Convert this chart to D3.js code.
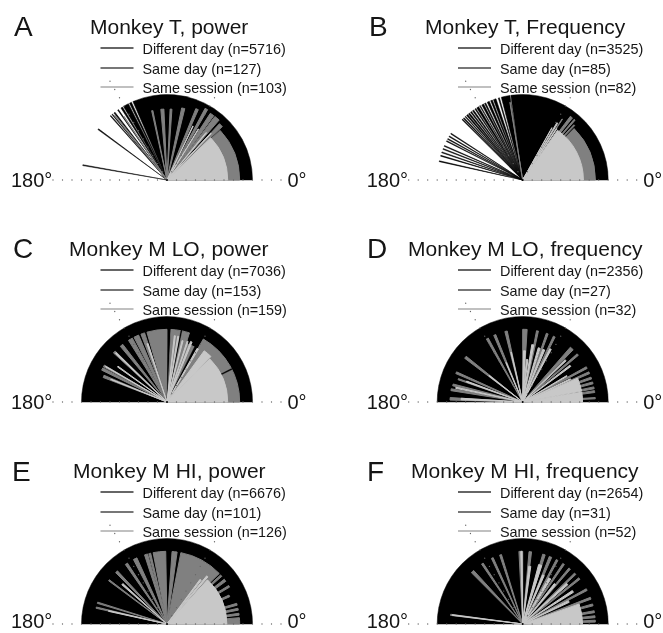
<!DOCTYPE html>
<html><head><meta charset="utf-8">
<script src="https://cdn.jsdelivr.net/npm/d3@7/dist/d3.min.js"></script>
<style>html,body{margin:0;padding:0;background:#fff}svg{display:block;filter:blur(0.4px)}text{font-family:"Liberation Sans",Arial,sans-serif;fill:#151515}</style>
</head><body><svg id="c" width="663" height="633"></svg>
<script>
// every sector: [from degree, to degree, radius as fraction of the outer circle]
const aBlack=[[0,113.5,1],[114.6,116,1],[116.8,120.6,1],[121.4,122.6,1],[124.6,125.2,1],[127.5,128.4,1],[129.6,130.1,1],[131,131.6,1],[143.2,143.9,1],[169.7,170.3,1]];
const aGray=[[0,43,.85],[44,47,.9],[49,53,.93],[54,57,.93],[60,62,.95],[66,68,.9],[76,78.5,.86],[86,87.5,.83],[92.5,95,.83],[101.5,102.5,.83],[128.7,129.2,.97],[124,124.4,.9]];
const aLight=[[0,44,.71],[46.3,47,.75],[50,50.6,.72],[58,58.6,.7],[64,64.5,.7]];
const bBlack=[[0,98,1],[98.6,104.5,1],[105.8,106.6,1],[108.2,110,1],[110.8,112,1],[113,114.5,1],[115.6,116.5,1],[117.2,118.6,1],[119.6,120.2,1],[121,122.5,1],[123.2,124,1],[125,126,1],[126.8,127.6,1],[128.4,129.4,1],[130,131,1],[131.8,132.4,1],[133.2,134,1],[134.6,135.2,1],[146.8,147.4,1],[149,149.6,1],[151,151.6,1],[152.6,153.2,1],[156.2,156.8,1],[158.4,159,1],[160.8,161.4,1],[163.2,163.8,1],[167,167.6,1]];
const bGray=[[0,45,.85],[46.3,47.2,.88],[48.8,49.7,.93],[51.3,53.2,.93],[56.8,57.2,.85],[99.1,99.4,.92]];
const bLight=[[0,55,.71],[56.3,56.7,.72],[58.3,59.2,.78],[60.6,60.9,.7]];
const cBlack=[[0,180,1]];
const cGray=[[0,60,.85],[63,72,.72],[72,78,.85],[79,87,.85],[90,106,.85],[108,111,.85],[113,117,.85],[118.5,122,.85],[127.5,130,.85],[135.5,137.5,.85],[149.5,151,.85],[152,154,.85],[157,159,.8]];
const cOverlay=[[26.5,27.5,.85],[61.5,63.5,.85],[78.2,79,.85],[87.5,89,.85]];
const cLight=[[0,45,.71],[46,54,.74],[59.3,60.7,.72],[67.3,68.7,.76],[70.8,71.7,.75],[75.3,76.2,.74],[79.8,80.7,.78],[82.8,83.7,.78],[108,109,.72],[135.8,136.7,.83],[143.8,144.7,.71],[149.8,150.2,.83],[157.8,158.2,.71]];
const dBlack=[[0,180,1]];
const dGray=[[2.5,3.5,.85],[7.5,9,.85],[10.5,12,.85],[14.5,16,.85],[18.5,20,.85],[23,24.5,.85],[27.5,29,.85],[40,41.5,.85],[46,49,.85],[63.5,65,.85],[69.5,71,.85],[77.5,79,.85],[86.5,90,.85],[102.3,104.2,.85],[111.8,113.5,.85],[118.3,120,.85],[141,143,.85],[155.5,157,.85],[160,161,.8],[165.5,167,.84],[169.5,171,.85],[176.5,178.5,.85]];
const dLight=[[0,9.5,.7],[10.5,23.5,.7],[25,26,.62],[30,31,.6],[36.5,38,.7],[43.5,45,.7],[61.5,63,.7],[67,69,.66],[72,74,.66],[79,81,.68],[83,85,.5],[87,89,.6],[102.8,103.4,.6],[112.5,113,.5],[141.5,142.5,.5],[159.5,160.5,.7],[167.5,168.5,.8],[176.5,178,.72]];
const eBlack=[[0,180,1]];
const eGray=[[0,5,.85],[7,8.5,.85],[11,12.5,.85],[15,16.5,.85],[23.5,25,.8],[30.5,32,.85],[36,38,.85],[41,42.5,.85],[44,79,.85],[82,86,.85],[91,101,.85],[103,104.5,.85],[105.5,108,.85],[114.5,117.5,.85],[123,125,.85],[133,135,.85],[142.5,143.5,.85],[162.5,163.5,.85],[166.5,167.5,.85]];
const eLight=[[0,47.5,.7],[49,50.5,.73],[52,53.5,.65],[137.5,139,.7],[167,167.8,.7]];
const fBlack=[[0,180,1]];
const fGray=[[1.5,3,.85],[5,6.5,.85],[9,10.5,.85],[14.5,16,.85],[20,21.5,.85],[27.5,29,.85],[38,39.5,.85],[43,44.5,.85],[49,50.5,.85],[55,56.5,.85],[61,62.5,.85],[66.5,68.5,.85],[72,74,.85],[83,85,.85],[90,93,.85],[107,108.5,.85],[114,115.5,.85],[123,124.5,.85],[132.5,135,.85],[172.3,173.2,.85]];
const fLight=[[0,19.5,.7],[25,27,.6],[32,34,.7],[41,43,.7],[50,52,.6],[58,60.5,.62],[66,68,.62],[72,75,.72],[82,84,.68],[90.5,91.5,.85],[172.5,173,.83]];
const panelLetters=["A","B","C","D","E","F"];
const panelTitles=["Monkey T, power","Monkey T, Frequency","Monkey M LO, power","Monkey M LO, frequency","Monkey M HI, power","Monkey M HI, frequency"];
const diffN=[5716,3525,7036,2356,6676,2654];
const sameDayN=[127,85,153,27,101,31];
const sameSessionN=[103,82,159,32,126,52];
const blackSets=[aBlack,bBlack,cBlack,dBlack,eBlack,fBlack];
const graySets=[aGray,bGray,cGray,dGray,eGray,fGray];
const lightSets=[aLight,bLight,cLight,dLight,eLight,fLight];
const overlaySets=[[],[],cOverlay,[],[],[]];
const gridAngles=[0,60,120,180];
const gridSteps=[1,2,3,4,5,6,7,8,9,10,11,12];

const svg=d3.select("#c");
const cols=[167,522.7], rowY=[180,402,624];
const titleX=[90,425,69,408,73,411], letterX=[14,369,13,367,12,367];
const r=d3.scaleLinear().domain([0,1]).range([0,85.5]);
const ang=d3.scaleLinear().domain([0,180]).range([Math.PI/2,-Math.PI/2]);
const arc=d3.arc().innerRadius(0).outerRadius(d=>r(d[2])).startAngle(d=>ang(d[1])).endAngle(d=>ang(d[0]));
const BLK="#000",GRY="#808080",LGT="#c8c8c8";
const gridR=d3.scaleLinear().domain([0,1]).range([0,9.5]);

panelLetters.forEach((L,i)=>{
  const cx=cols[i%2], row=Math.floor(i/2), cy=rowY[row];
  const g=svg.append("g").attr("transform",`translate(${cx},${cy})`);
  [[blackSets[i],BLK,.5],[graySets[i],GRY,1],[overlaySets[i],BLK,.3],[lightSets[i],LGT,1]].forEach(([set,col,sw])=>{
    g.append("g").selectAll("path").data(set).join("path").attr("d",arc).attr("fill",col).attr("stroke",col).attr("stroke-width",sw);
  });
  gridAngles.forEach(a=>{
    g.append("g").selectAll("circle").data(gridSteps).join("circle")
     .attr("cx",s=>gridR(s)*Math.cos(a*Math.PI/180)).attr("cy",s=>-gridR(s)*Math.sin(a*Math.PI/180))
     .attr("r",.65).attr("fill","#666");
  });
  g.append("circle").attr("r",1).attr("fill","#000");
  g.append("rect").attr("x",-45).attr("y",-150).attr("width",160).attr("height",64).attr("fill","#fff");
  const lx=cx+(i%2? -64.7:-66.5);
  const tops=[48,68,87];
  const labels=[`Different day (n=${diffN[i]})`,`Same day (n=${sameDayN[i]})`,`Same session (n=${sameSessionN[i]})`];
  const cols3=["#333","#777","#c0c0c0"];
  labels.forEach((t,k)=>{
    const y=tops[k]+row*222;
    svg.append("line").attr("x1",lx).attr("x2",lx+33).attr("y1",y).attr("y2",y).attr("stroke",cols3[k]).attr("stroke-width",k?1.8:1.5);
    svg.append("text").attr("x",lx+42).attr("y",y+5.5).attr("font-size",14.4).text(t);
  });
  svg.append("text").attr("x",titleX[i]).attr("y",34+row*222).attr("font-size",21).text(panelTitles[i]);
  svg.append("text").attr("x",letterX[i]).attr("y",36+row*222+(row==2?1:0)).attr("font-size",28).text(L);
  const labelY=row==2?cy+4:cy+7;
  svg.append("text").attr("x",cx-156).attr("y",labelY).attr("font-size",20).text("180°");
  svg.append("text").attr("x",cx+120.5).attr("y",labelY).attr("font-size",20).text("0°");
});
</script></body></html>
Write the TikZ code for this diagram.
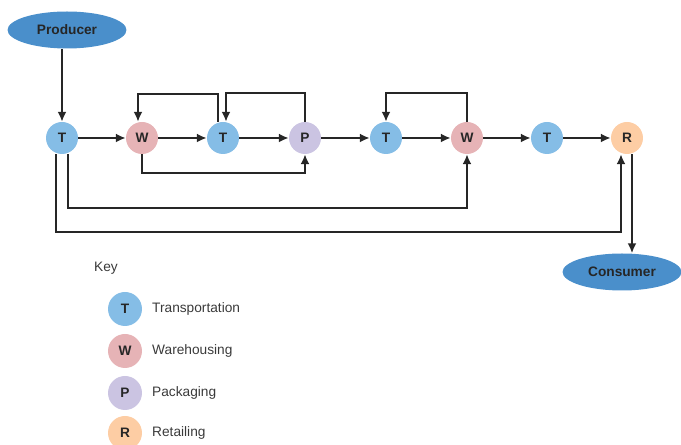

Goal: Copy out every line where the word "code" occurs.

Full solution:
Convert this chart to D3.js code.
Write the TikZ code for this diagram.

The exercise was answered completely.